/ 27 June 1997

Judge rules that energy minister acted illegally

Mungo Soggot

THE Minister of Mineral and Energy Affairs, Penuell Maduna, flouted basic legal rights in axing a top state official, Judge Edwin Cameron has ruled.

Overturning Maduna’s decision to fire Gerhard Bindeman, chief executive of the Diamond Board since 1989, Judge Cameron found the minister had violated the Constitution and Bindeman’s employment conditions.

Maduna has applied for leave to appeal the judgment. Bindeman is at home awaiting the outcome of this application.

Bindeman, a board employee for 17 years, was dismissed, with three months’ pay, in a letter left on his desk one lunchtime last November.

Maduna installed his own personal adviser, Linda Makatini, as acting chief executive, while Bindeman’s challenge for unfair dismissal rumbled into the Johannesburg High Court. Cameron ruled with costs in Bindeman’s favour. His written judgment was handed down this month.

In his ruling, Cameron said: “The lawfulness of the minister’s conduct has been challenged, and upon the contentions and the facts before me the conclusion that he acted outside the statute is unavoidable.”

After finding Maduna had not stuck to the Diamond Board’s conditions of service, Cameron homed in on the minister’s failure to consult Bindeman before leaving the letter on his desk.

“It seems to me the entire absence of a prior hearing, no matter how circumscribed, provides a further insuperable obstacle to a determination that the minister acted lawfully.”

Cameron said Maduna had admitted that Bindeman was given no prior hearing. The minister had also violated Bindeman’s constitutional rights – the Constitution says he is entitled to “lawful administrative action where any of his rights or interests are affected or threatened”.

In papers before the court, Bindeman said he did “not wish to force himself on the board, if it for some reason wishes him to leave. There would, however, have to be a negotiated parting of the ways.”

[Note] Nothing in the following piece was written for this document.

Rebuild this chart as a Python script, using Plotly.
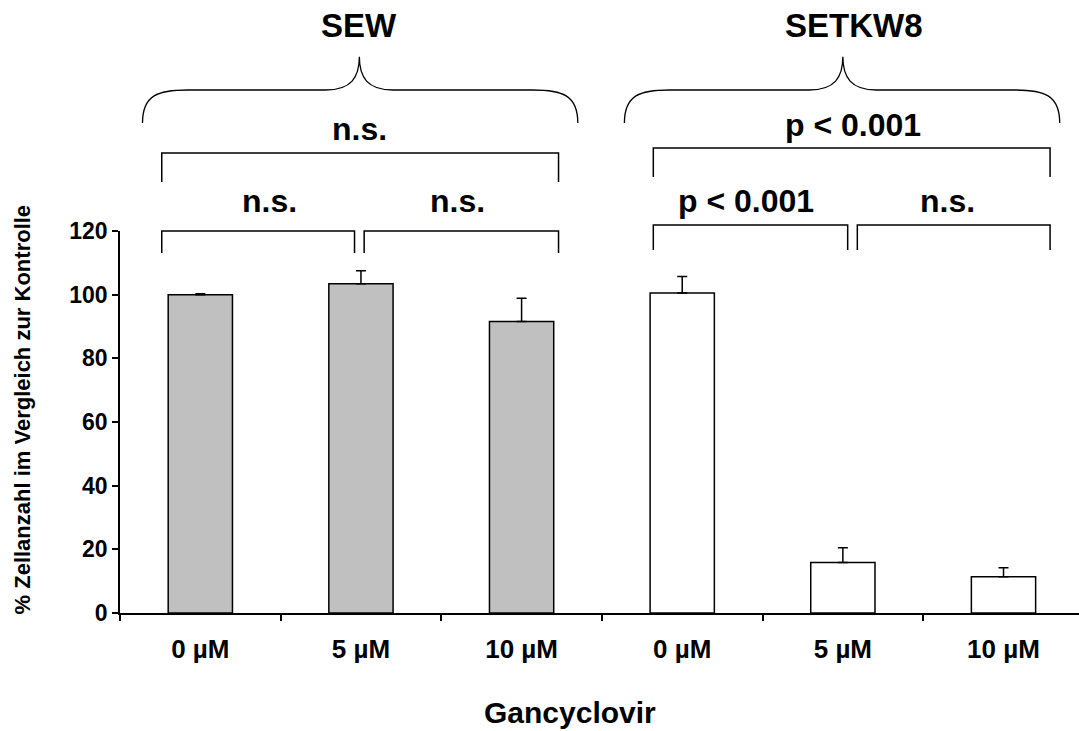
import plotly.graph_objects as go

# ---------------- data ----------------
groups = ["SEW", "SETKW8"]
conc_labels = ["0 µM", "5 µM", "10 µM", "0 µM", "5 µM", "10 µM"]
sew_values = [100.0, 103.4, 91.6]
sew_errors = [0.3, 4.1, 7.3]
setkw8_values = [100.5, 15.9, 11.4]
setkw8_errors = [5.2, 4.6, 2.8]
y_ticks = [0, 20, 40, 60, 80, 100, 120]

# significance brackets: (x_start, x_end, y_top, y_end, label, label_x, label_y)
brackets = [
    (-0.24, 2.23, 144.5, 135.4, "n.s.", 0.99, 152.1),
    (-0.24, 0.96, 120.0, 113.1, "n.s.", 0.43, 129.4),
    (1.02, 2.23, 120.0, 113.1, "n.s.", 1.60, 129.4),
    (2.82, 5.29, 146.1, 137.0, "p < 0.001", 4.06, 153.3),
    (2.82, 4.03, 121.9, 114.0, "p < 0.001", 3.40, 129.4),
    (4.09, 5.29, 121.9, 114.0, "n.s.", 4.65, 129.4),
]
# curly braces: (x_start, x_end, x_tip, y_end, y_mid, y_tip, title, title_x, title_y)
braces = [
    (-0.36, 2.35, 0.99, 153.9, 164.3, 174.7, "SEW", 0.99, 184.7),
    (2.64, 5.35, 4.00, 153.9, 164.3, 174.7, "SETKW8", 4.07, 184.7),
]

X_MIN, X_MAX = -0.5, 5.47
Y_MIN, Y_MAX = 0, 120
FONT = "Arial, 'Liberation Sans', sans-serif"


def px(x):
    return (x - X_MIN) / (X_MAX - X_MIN)


def py(y):
    return (y - Y_MIN) / (Y_MAX - Y_MIN)


x_sew = [0, 1, 2]
x_setkw8 = [3, 4, 5]

fig = go.Figure()
fig.add_trace(go.Bar(
    x=x_sew, y=sew_values, width=0.4, name=groups[0],
    marker=dict(color="#c0c0c0", line=dict(color="black", width=1.5)),
    error_y=dict(type="data", array=sew_errors, arrayminus=[0] * 3, symmetric=False,
                 color="black", thickness=1.5, width=5),
))
fig.add_trace(go.Bar(
    x=x_setkw8, y=setkw8_values, width=0.4, name=groups[1],
    marker=dict(color="white", line=dict(color="black", width=1.5)),
    error_y=dict(type="data", array=setkw8_errors, arrayminus=[0] * 3, symmetric=False,
                 color="black", thickness=1.5, width=5),
))

shapes = []
annotations = []
for x0, x1, yt, ye, lab, lx, ly in brackets:
    path = (f"M {px(x0)},{py(ye)} L {px(x0)},{py(yt)} "
            f"L {px(x1)},{py(yt)} L {px(x1)},{py(ye)}")
    shapes.append(dict(type="path", xref="paper", yref="paper", path=path,
                       line=dict(color="black", width=1.5)))
    annotations.append(dict(xref="paper", yref="paper", x=px(lx), y=py(ly),
                            text=lab, showarrow=False, xanchor="center", yanchor="middle",
                            font=dict(size=32, family=FONT, color="black", weight="bold")))

dxc = 0.28   # horizontal extent of end curves (data units)
dxt = 0.21   # horizontal extent of tip curves
for x0, x1, xt, ye, ym, ytp, title, tx, ty in braces:
    P = lambda x, y: f"{px(x)},{py(y)}"
    path = (f"M {P(x0, ye)} C {P(x0, ym - 1.5)} {P(x0 + 0.1, ym)} {P(x0 + dxc, ym)} "
            f"L {P(xt - dxt, ym)} C {P(xt - 0.05, ym)} {P(xt, ym + 4)} {P(xt, ytp)} "
            f"C {P(xt, ym + 4)} {P(xt + 0.05, ym)} {P(xt + dxt, ym)} "
            f"L {P(x1 - dxc, ym)} C {P(x1 - 0.1, ym)} {P(x1, ym - 1.5)} {P(x1, ye)}")
    shapes.append(dict(type="path", xref="paper", yref="paper", path=path,
                       line=dict(color="black", width=1.3)))
    annotations.append(dict(xref="paper", yref="paper", x=px(tx), y=py(ty),
                            text=title, showarrow=False, xanchor="center", yanchor="middle",
                            font=dict(size=33, family=FONT, color="black", weight="bold")))

# axis titles
annotations.append(dict(xref="paper", yref="paper", x=px(2.30), y=py(-31.4),
                        text="Gancyclovir", showarrow=False, xanchor="center", yanchor="middle",
                        font=dict(size=30, family=FONT, color="black", weight="bold")))
annotations.append(dict(xref="paper", yref="paper", x=-0.102, y=py(64),
                        text="% Zellanzahl im Vergleich zur Kontrolle", textangle=-90,
                        showarrow=False, xanchor="center", yanchor="middle",
                        font=dict(size=22, family=FONT, color="black", weight="bold")))

fig.update_layout(
    width=1079, height=731,
    margin=dict(l=120, r=0, t=231, b=118),
    paper_bgcolor="white", plot_bgcolor="white",
    showlegend=False,
    shapes=shapes, annotations=annotations,
    font=dict(family=FONT, color="black"),
    xaxis=dict(
        range=[X_MIN, X_MAX], showgrid=False, zeroline=False,
        showline=True, linecolor="black", linewidth=1.5,
        tickmode="array", tickvals=x_sew + x_setkw8, ticktext=conc_labels,
        ticks="", ticklabelstandoff=12,
        tickfont=dict(size=26, family=FONT, color="black", weight="bold"),
        minor=dict(tickmode="array", tickvals=[-0.5, 0.5, 1.5, 2.5, 3.5, 4.5],
                   ticks="outside", ticklen=6, tickwidth=1.5, tickcolor="black"),
    ),
    yaxis=dict(
        range=[Y_MIN, Y_MAX], showgrid=False, zeroline=False,
        showline=True, linecolor="black", linewidth=1.5,
        tickmode="array", tickvals=y_ticks,
        ticks="outside", ticklen=6, tickwidth=1.5, tickcolor="black",
        tickfont=dict(size=23, family=FONT, color="black", weight="bold"),
    ),
)

fig.write_html("out.html")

Cameron also rejected Maduna’s argument that he was entitled to oust Bindeman in the way he did as part of a restructuring of the board. Bindeman’s treatment comes amid concerns about Maduna’s strategy toward the staff he inherited when he took over the ministry from Pik Botha 12 months ago.

Maduna is currently mired in controversy over the suspension in March this year of the state’s top oil official, Kobus van Zyl. Lawyers for Van Zyl contacted Maduna’s office for an explanation for the suspension – and are still waiting for a reply.